Written instruction:
Show every line where "this" occurs.

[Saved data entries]
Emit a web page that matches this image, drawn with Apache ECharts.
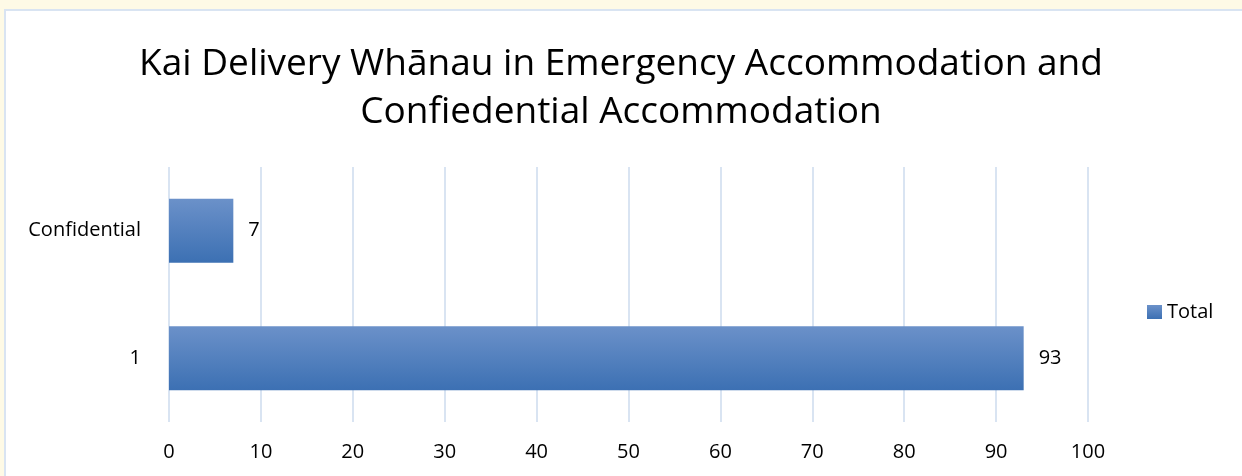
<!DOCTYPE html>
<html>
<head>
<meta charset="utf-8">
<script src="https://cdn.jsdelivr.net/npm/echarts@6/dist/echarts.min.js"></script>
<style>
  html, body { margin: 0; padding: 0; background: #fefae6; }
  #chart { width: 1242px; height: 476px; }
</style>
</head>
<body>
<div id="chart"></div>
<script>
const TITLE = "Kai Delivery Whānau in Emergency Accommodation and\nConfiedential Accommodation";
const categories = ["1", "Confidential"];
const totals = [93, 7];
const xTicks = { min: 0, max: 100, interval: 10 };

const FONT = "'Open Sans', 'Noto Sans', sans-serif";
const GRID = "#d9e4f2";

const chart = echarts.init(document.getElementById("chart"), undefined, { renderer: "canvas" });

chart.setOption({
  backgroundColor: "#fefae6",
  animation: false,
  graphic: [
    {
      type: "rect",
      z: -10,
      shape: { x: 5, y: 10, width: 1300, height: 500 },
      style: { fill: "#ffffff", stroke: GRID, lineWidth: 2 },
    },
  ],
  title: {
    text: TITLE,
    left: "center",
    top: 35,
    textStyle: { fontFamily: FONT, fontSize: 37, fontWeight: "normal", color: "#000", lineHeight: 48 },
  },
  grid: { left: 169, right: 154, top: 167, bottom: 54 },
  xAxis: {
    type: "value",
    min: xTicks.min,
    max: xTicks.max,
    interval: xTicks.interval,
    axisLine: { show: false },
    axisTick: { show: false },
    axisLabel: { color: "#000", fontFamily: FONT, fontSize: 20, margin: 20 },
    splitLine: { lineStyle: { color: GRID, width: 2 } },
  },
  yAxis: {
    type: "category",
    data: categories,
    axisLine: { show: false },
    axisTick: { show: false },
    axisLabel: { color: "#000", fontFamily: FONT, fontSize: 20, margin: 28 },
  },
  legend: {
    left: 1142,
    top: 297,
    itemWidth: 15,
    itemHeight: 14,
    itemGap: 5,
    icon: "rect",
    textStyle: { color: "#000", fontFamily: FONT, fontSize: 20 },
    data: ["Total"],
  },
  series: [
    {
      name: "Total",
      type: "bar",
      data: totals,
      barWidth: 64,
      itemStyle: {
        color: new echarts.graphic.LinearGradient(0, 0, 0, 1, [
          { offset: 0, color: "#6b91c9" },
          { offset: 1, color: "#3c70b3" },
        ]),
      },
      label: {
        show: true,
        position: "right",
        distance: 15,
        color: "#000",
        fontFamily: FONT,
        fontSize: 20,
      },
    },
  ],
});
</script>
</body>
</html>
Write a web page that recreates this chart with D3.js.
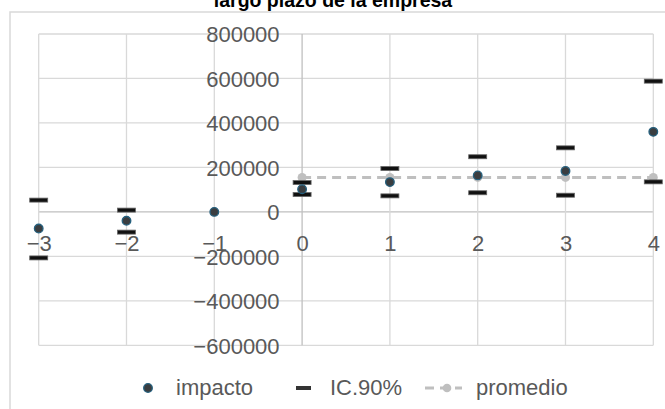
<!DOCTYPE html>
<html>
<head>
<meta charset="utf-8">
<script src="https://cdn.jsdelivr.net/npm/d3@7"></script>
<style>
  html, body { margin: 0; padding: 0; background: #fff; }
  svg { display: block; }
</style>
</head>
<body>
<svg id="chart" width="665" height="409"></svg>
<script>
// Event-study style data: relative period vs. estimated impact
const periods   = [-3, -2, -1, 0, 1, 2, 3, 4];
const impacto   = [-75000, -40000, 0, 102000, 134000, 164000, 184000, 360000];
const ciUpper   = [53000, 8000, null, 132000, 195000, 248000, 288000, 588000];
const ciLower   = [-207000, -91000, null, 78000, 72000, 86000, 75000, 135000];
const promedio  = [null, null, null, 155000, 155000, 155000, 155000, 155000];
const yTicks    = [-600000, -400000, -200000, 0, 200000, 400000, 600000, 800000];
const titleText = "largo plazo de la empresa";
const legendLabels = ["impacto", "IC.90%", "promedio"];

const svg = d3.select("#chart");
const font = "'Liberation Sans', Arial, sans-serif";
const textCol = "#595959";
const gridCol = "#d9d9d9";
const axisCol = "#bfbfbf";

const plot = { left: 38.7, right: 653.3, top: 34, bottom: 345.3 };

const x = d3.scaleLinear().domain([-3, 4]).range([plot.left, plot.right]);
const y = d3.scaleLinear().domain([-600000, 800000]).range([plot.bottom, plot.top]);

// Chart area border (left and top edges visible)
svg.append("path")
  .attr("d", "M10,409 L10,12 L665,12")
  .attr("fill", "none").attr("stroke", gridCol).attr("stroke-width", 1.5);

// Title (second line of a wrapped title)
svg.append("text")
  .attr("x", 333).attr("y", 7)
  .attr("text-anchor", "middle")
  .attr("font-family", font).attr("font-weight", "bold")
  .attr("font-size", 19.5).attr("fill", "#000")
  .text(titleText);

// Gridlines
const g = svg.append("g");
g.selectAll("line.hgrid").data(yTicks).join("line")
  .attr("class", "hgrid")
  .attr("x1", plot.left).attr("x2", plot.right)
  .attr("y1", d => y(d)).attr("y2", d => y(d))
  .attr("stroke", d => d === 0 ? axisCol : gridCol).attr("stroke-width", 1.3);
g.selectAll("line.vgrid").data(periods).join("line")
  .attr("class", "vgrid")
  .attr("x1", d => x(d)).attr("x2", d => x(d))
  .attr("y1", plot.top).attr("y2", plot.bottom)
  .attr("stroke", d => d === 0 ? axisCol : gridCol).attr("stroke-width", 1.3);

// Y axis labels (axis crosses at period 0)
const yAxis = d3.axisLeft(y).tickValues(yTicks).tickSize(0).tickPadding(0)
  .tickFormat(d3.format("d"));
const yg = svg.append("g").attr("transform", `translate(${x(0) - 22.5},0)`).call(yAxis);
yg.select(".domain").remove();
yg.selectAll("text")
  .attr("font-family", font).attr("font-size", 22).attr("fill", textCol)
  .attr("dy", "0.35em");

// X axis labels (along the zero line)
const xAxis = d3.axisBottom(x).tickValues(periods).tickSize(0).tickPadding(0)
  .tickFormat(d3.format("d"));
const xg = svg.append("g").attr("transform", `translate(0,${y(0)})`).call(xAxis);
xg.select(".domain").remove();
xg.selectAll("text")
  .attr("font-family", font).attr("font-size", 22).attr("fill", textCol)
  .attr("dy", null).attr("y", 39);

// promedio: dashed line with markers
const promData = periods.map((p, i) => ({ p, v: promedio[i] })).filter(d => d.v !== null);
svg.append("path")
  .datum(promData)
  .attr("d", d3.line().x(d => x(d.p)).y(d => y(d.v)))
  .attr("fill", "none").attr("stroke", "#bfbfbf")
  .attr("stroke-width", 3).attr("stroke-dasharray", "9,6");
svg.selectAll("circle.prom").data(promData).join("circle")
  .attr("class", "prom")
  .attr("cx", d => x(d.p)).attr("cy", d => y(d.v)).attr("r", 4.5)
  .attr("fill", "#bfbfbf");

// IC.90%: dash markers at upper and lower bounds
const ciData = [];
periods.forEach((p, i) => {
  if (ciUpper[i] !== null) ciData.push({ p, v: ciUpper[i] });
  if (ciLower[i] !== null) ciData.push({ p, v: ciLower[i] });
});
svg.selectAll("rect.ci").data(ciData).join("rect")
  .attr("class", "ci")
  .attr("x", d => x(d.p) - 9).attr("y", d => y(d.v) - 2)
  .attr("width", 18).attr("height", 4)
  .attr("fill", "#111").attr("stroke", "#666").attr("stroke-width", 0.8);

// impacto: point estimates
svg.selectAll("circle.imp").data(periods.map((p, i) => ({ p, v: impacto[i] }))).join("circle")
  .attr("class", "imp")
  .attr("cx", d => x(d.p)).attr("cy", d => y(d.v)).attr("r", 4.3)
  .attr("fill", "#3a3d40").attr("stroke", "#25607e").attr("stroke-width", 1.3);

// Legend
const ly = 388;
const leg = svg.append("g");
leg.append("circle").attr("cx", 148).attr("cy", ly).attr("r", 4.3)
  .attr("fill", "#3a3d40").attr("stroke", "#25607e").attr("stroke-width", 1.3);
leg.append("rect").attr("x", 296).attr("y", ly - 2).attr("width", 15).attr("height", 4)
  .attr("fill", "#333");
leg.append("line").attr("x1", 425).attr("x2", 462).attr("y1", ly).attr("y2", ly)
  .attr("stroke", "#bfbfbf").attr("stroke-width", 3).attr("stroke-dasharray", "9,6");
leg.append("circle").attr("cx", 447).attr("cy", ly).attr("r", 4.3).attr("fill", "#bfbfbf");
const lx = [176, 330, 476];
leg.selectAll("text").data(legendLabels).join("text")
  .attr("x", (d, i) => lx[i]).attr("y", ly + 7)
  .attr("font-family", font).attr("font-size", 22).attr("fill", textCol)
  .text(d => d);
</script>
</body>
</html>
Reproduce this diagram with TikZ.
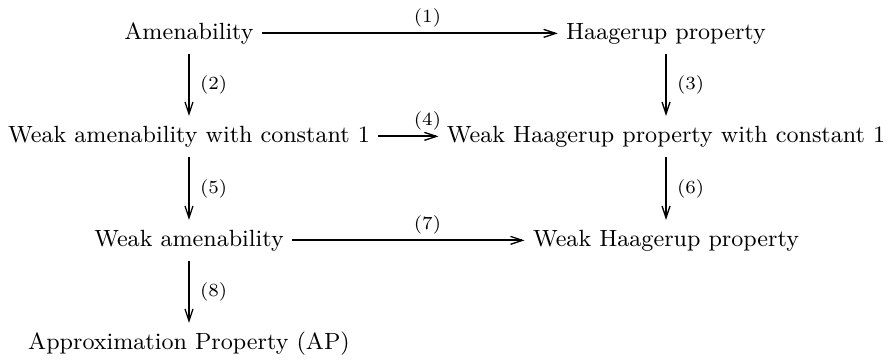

Task solution:
Emit a web page that matches this image, drawn with Apache ECharts.
Write a web page that recreates this chart with D3.js.
Reproduce this diagram with TikZ.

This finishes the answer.